On disait que Hülkenberg était l’un des pilotes le plus sous-estimé, qu’il n’avait pas eu une voiture à la hauteur de son talent et qu’il creuserait ce record à jamais. Faux, le déluge de Silverstone lui a donc donné raison et confirmé pourquoi on aime tant le sport. Et tant pis si sa coupe et trophée est en légo, nouveau partenariat avec la firme danoise oblige.
Et maintenant, quelle suite pour cette romance Sauber-Hülkenberg ?
Ce premier podium enfin arrivé, presque tombé du ciel peut-il en appeler d’autres ? C’était avant-tout un un moment d’émotion pure, de rédemption tardive et de fidélité récompensée. Mais alors que le pilote allemand a inscrit son nom dans l’histoire, une question brûle les lèvres : et maintenant ? Quelle suite à cette romance tardive ?
Engagé pour 2025 par Audi – qui prendra pleinement le contrôle de l’écurie Sauber à partir de 2026 – Hülkenberg est censé incarner l’expérience et la stabilité dans un projet en pleine construction. Il a la confiance des dirigeants d’Ingolstadt et Hinwil, connaît bien l’environnement de l’équipe et a su, malgré les années, conserver un excellent niveau de performance.

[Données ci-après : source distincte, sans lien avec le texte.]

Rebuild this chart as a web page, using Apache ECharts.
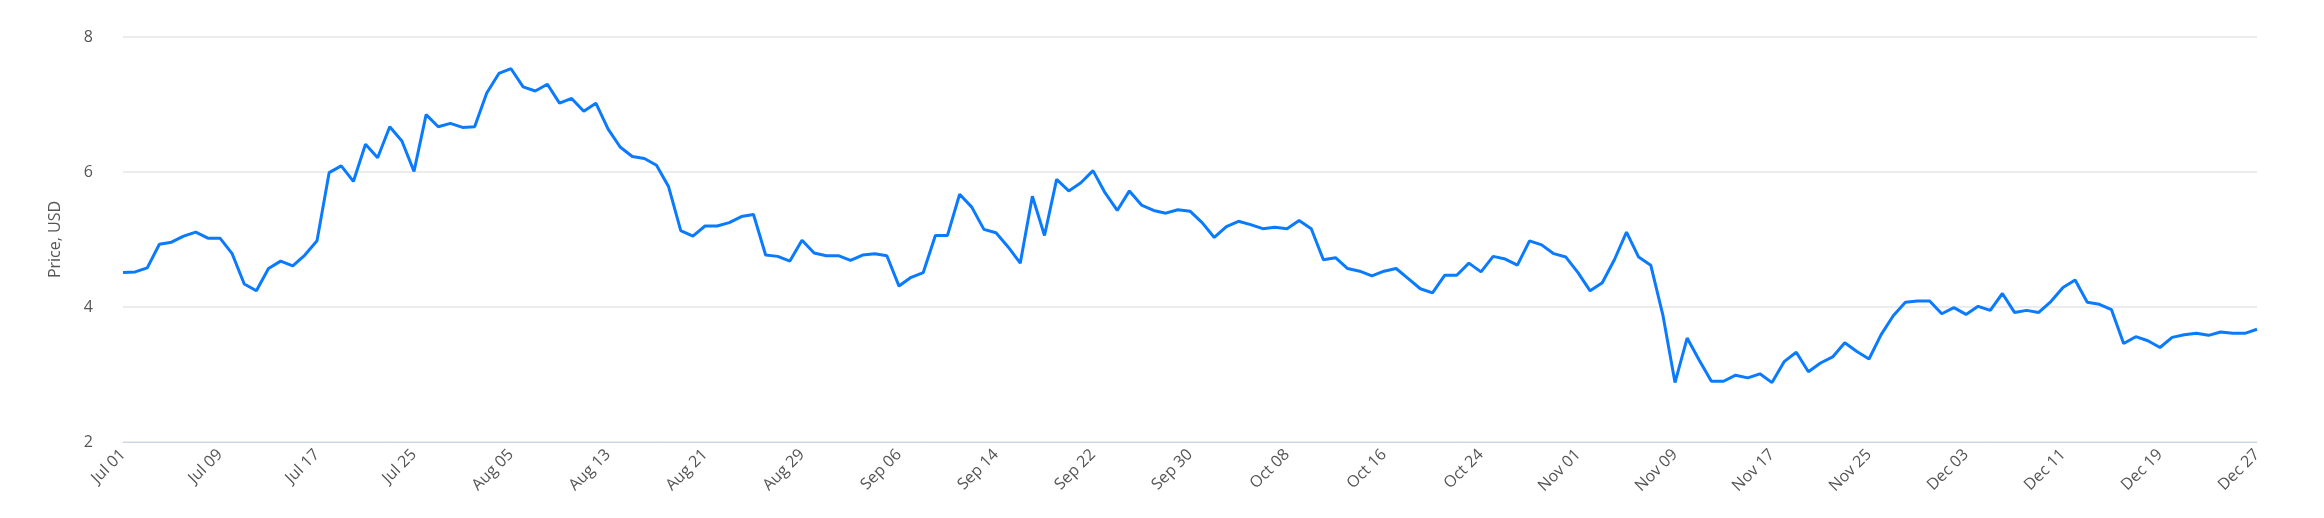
<!DOCTYPE html>
<html><head><meta charset="utf-8">
<script src="https://cdn.jsdelivr.net/npm/echarts@6/dist/echarts.min.js"></script>
<style>html,body{margin:0;padding:0;background:#fff}#c{width:2324px;height:518px}</style>
</head><body><div id="c"></div>
<script>
// Trading dates (daily, with a few missing days in late July)
const missingDays = ['Jul 28', 'Jul 29', 'Jul 30'];
const months = ['Jan','Feb','Mar','Apr','May','Jun','Jul','Aug','Sep','Oct','Nov','Dec'];
const categories = [];
for (let d = new Date(2023, 6, 1); d <= new Date(2023, 11, 27); d.setDate(d.getDate() + 1)) {
  const s = months[d.getMonth()] + ' ' + String(d.getDate()).padStart(2, '0');
  if (!missingDays.includes(s)) categories.push(s);
}
const prices = [
4.51,4.52,4.58,4.93,4.96,5.05,5.11,5.02,5.02,4.79,4.34,4.24,4.57,4.68,4.61,4.77,4.98,
5.99,6.09,5.86,6.41,6.21,6.67,6.46,6.01,6.85,6.67,6.72,6.66,6.67,7.17,7.46,7.53,7.26,7.20,
7.30,7.02,7.09,6.90,7.02,6.64,6.37,6.23,6.20,6.10,5.78,5.13,5.05,5.20,5.20,5.25,5.34,5.37,
4.77,4.75,4.68,4.99,4.80,4.76,4.76,4.69,4.77,4.79,4.76,4.31,4.44,4.51,5.06,5.06,5.67,5.48,
5.15,5.10,4.89,4.65,5.64,5.06,5.89,5.72,5.84,6.02,5.69,5.43,5.72,5.51,5.43,5.39,5.44,5.42,
5.25,5.03,5.19,5.27,5.22,5.16,5.18,5.16,5.28,5.16,4.70,4.73,4.57,4.53,4.46,4.53,4.57,4.42,
4.27,4.21,4.47,4.47,4.65,4.52,4.75,4.71,4.62,4.98,4.92,4.79,4.74,4.51,4.24,4.36,4.70,5.11,
4.74,4.62,3.88,2.88,3.54,3.21,2.90,2.90,2.99,2.95,3.01,2.88,3.19,3.33,3.04,3.17,3.26,3.47,
3.34,3.23,3.59,3.87,4.07,4.09,4.09,3.90,3.99,3.89,4.01,3.95,4.20,3.92,3.95,3.92,4.08,4.29,
4.40,4.07,4.04,3.96,3.46,3.56,3.50,3.40,3.55,3.59,3.61,3.58,3.63,3.61,3.61,3.67
];
const yTicks = { min: 2, max: 8, interval: 2 };
const yName = 'Price, USD';

const chart = echarts.init(document.getElementById('c'));
chart.setOption({
  animation: false,
  grid: { left: 123, right: 67, top: 37, bottom: 76 },
  xAxis: {
    type: 'category', data: categories, boundaryGap: false,
    axisLine: { lineStyle: { color: '#ccd6eb' } },
    axisTick: { show: false },
    axisLabel: { interval: 7, rotate: 45, color: '#555', fontSize: 16, fontFamily: 'Open Sans', margin: 10 }
  },
  yAxis: {
    type: 'value', min: yTicks.min, max: yTicks.max, interval: yTicks.interval,
    name: yName, nameLocation: 'middle', nameGap: 60, nameRotate: 90,
    nameTextStyle: { color: '#555', fontSize: 16, fontFamily: 'Open Sans' },
    axisLabel: { color: '#555', fontSize: 16, fontFamily: 'Open Sans', margin: 30 },
    splitLine: { lineStyle: { color: '#e6e6e6', width: 1.5 } },
    axisLine: { show: false }, axisTick: { show: false }
  },
  series: [{
    type: 'line', data: prices, showSymbol: false,
    lineStyle: { color: '#0a7bff', width: 3 }, itemStyle: { color: '#0a7bff' }
  }]
});
</script></body></html>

Mais voilà : ce résultat a aussi remis l’unique pilote allemand sur la carte. Dans le jeu de chaises musicales du mercato F1, plusieurs écuries pourraient être tentées de lui faire les yeux doux. Est-ce que Alpine ou Red Bull si des sièges venaient à se libérer lui feront une offre. À 36 ans, l’Allemand pourrait-il être tenté de vivre une dernière aventure ailleurs, dans une équipe déjà compétitive, plutôt que de s’engager dans la montée en puissance encore incertaine d’Audi ? Le dilemme est réel. D’un côté, Hülkenberg incarne le pilier idéal pour un projet comme celui des Allemands, avec la perspective, en 2026, de participer à une montée en puissance similaire à celle vécue par Mercedes une décennie plus tôt. De l’autre, ce podium montre qu’il a encore de quoi viser haut — dès maintenant. Pas dans deux ans. Pour l’instant, tout laisse à penser que le choix de Nico Hülkenberg sera celui du cœur et de la logique. L’histoire n’est pas terminé après ce premier exploit qui en appelle peut-être d’autres dès l’an prochain. Après tout, un miracle en appelle un autre et il est bien encore permis de rêver.